Review date: Jun. 14, 2004


Corrupt Data is the work of multi-city American rap ensemble Shadow Huntaz (MCs Breaf from Chicago, Dream from Atlanta, and Non from LA) and the Dutch production team of the Funcken brothers (better known as Funckarma). The two groups supposedly teamed up due to mutual admiration a few years ago and compiled the album over fifteen months of email and online file sharing, never meeting in person. While this isn't a particularly novel approach to collaboration, there's something in the players' geographic remoteness that translates into the music itself. Their respective styles mesh satisfactorily – strictly speaking, Funckarma's busy electronica lends itself ably to the MCs' rapid, scattershot flows – but a barrier remains between the two, as though they don't quite belong together.

The album sounds decidedly foreign. The Funcken brothers' production dominates throughout, and since it has more in common with European IDM luminaries like Autechre and Oval than with even the most progressive of American hip hop producers, the rhymes often sound either misplaced or unnecessary.
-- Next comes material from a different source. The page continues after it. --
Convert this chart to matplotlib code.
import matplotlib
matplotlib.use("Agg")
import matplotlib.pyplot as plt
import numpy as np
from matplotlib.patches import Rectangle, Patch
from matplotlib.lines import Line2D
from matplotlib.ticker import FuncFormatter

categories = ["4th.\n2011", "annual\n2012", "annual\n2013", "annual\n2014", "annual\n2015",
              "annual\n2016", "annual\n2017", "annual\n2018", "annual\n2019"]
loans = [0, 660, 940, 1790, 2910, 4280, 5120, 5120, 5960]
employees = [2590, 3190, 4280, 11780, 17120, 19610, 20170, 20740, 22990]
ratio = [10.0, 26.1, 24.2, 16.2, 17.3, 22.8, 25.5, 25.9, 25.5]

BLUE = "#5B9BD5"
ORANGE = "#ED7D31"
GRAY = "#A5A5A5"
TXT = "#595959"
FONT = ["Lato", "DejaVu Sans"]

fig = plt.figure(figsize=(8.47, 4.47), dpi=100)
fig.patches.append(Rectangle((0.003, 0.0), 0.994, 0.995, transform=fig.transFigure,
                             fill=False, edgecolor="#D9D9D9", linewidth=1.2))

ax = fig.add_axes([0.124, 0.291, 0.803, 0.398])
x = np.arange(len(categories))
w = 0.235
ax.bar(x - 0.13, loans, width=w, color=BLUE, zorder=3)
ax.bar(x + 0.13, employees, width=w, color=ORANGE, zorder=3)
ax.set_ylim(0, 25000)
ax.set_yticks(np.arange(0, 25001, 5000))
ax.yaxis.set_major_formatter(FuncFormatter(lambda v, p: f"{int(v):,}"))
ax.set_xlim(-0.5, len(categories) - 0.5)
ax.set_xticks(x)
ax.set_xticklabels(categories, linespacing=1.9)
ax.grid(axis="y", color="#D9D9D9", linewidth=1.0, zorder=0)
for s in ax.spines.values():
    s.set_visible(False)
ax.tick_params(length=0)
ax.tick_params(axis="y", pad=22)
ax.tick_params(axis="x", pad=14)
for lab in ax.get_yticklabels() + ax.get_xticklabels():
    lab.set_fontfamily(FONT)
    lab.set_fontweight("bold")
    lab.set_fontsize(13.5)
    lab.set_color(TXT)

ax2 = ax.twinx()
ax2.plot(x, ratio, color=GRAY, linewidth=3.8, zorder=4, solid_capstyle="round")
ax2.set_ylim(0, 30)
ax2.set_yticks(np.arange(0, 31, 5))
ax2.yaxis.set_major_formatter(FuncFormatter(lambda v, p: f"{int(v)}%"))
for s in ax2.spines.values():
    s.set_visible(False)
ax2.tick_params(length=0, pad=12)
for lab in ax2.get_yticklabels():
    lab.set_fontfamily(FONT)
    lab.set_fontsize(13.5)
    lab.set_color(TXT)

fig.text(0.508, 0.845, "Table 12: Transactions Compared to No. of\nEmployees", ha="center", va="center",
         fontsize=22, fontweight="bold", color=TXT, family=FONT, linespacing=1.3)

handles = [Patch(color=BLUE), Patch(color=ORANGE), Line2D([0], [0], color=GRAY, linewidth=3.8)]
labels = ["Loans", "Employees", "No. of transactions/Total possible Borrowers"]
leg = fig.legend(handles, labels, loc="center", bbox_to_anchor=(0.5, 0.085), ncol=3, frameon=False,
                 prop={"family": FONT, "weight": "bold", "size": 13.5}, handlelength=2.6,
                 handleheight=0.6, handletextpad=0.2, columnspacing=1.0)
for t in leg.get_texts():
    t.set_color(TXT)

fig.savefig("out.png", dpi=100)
On some of the more unified tracks, like "CDC" and "Power Divine," the rapping resembles the wordstream of those incomprehensible drum 'n bass MCs (or, God forbid, British teenagers like Mike Skinner or Dizzee Rascal), and occasionally the production suits the flow instead, as with the Prefuse 73-style chop-and-paste of "American Dreams," but for the most part the rappers sound American while the beats feel European.
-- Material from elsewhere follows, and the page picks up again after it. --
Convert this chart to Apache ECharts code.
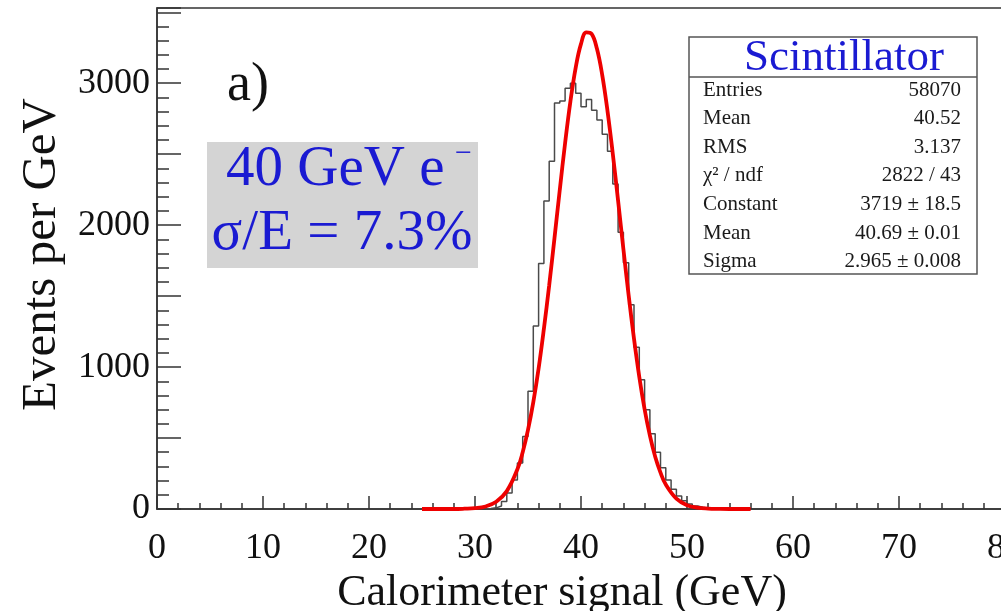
<!DOCTYPE html>
<html>
<head>
<meta charset="utf-8">
<script src="https://cdn.jsdelivr.net/npm/echarts@6/dist/echarts.min.js"></script>
<style>
  html, body { margin: 0; padding: 0; background: #fff; }
  #chart { width: 1001px; height: 611px; }
</style>
</head>
<body>
<div id="chart"></div>
<script>
// Histogram: counts per 0.5 GeV bin, first bin starting at histStart
const histStart = 31.0;
const binWidth = 0.5;
const histCounts = [
  3, 8, 21, 52, 113, 205, 324, 510, 830, 1290,
  1730, 2170, 2450, 2860, 2875, 2965, 3000, 2930, 2835, 2885,
  2810, 2740, 2640, 2520, 2290, 1950, 1735, 1440, 1140, 910,
  700, 530, 400, 290, 205, 140, 92, 58, 36, 21,
  12, 6, 3, 1
];

// Gaussian fit curve sampled along the fit range
const fitX = [25, 26, 27, 28, 29, 30, 31, 32, 33, 34, 34.5, 35, 35.5, 36, 36.5, 37, 37.5, 38, 38.5, 39,
  39.5, 40, 40.5, 41, 41.5, 42, 42.5, 43, 43.5, 44, 44.5, 45, 45.5, 46, 46.5, 47, 47.5, 48, 49, 50,
  51, 52, 53, 54, 55, 56];
const fitY = [0, 0, 0, 0, 2, 6, 18, 51, 126, 280, 400, 557, 753, 990, 1270, 1577, 1910, 2250, 2578, 2871,
  3110, 3277, 3358, 3347, 3244, 3059, 2805, 2502, 2172, 1831, 1503, 1199, 930, 703, 517, 368, 256, 172, 73, 27,
  9, 3, 1, 0, 0, 0];

// Axis settings
const xTicks = [0, 10, 20, 30, 40, 50, 60, 70, 80];
const yLabelValues = [0, 1000, 2000, 3000];

// Statistics box contents
const statsTitle = 'Scintillator';
const statsNames = ['Entries', 'Mean', 'RMS', 'χ² / ndf', 'Constant', 'Mean', 'Sigma'];
const statsValues = ['58070', '40.52', '3.137', '2822 / 43', '3719 ± 18.5', '40.69 ± 0.01', '2.965 ± 0.008'];

const FONT = '"Liberation Serif", "DejaVu Serif", serif';
const BLUE = '#1a1ad2';

// step outline: each bin starts at its lower edge, outline closes back to zero
const histData = [[histStart, 0]];
histCounts.forEach((c, i) => histData.push([histStart + i * binWidth, c]));
histData.push([histStart + histCounts.length * binWidth, 0]);
const fitData = fitX.map((x, i) => [x, fitY[i]]);

const chart = echarts.init(document.getElementById('chart'), null, { renderer: 'canvas' });

const statsTop = 37, statsLeft = 689, statsW = 288, statsH = 237;
const rowY0 = 90, rowStep = 28.6;
const statsGraphics = [
  { type: 'rect', shape: { x: statsLeft, y: statsTop, width: statsW, height: statsH },
    style: { fill: '#fff', stroke: '#555', lineWidth: 1.5 }, z: 10 },
  { type: 'line', shape: { x1: statsLeft, y1: 77, x2: statsLeft + statsW, y2: 77 },
    style: { stroke: '#555', lineWidth: 1.5 }, z: 11 },
  { type: 'text', x: 844, y: 58, z: 11,
    style: { text: statsTitle, font: '45px ' + FONT, fill: BLUE, align: 'center', verticalAlign: 'middle' } }
];
statsNames.forEach((n, i) => {
  statsGraphics.push({ type: 'text', x: 703, y: rowY0 + i * rowStep, z: 11,
    style: { text: n, font: '21px ' + FONT, fill: '#1a1a1a', align: 'left', verticalAlign: 'middle' } });
  statsGraphics.push({ type: 'text', x: 961, y: rowY0 + i * rowStep, z: 11,
    style: { text: statsValues[i], font: '21px ' + FONT, fill: '#1a1a1a', align: 'right', verticalAlign: 'middle' } });
});

const option = {
  animation: false,
  backgroundColor: '#fff',
  grid: { left: 157, right: -4, top: 8, bottom: 102, show: true, borderColor: '#333', borderWidth: 1.5,
    containLabel: false, outerBoundsMode: 'none' },
  xAxis: {
    type: 'value', min: 0, max: 80, interval: 10,
    name: 'Calorimeter signal (GeV)', nameLocation: 'middle', nameGap: 53,
    nameTextStyle: { fontFamily: FONT, fontSize: 44, color: '#111', padding: [0, 38, 0, 0] },
    axisLine: { show: true, lineStyle: { color: '#333', width: 1.5 } },
    axisTick: { show: true, inside: true, length: 13, lineStyle: { color: '#333', width: 1.5 } },
    minorTick: { show: true, splitNumber: 5, length: 6, lineStyle: { color: '#333', width: 1.5 } },
    splitLine: { show: false },
    axisLabel: { fontFamily: FONT, fontSize: 36, color: '#111', margin: 22, hideOverlap: false,
      formatter: v => (xTicks.indexOf(v) >= 0 ? String(v) : '') }
  },
  yAxis: {
    type: 'value', min: 0, max: 3530, interval: 500,
    name: 'Events per GeV', nameLocation: 'middle', nameGap: 88, nameRotate: 90,
    nameTextStyle: { fontFamily: FONT, fontSize: 49, color: '#111', padding: [0, 0, 0, 8] },
    axisLine: { show: true, lineStyle: { color: '#333', width: 1.5 } },
    axisTick: { show: true, inside: true, length: 24, lineStyle: { color: '#333', width: 1.5 } },
    minorTick: { show: true, splitNumber: 5, length: 12, lineStyle: { color: '#333', width: 1.5 } },
    splitLine: { show: false },
    axisLabel: { fontFamily: FONT, fontSize: 36, color: '#111', margin: 7, showMaxLabel: false,
      formatter: v => (yLabelValues.indexOf(v) >= 0 ? String(v) : '') }
  },
  series: [
    { type: 'line', name: 'histogram', data: histData, step: 'end', symbol: 'none',
      lineStyle: { color: '#4a4a4a', width: 1.5 }, z: 3 },
    { type: 'line', name: 'fit', data: fitData, smooth: 0.4, symbol: 'none',
      lineStyle: { color: '#ee0000', width: 3.8 }, z: 4 }
  ],
  graphic: [
    { type: 'text', x: 227, y: 86, z: 10,
      style: { text: 'a)', font: '54px ' + FONT, fill: '#111', align: 'left', verticalAlign: 'middle' } },
    { type: 'rect', shape: { x: 207, y: 142, width: 271, height: 126 }, style: { fill: '#d4d4d4' }, z: 9 },
    { type: 'text', x: 226, y: 170, z: 10,
      style: { text: '40 GeV e', font: '57px ' + FONT, fill: BLUE, align: 'left', verticalAlign: 'middle' } },
    { type: 'text', x: 455, y: 154, z: 10,
      style: { text: '−', font: '30px ' + FONT, fill: BLUE, align: 'left', verticalAlign: 'middle' } },
    { type: 'text', x: 342, y: 234, z: 10,
      style: { text: 'σ/E = 7.3%', font: '57px ' + FONT, fill: BLUE, align: 'center', verticalAlign: 'middle' } }
  ].concat(statsGraphics)
};

chart.setOption(option);
</script>
</body>
</html>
This disjunction isn't entirely problematic: it's easy enough to enjoy the individual elements on their own even when they clash together. Breaf, Dream, and Non turn in valiant verses with the dizzying speed of Anticon regulars and/or the abrasive density of the Def Jux roster, which are worthwhile when they're understandable. Meanwhile, as inappropriate as it can seem under such challenging vocal cadences, the production makes for most of Corrupt Data's highlights, creating dark and meticulous underworlds with gritty half-melodies and glitchy breakbeats. All the same, neither side really makes it to the top of its given style; despite a few memorable lines the rap makes little impression, and on the whole the backdrops are tame for IDM and awkward for hip hop.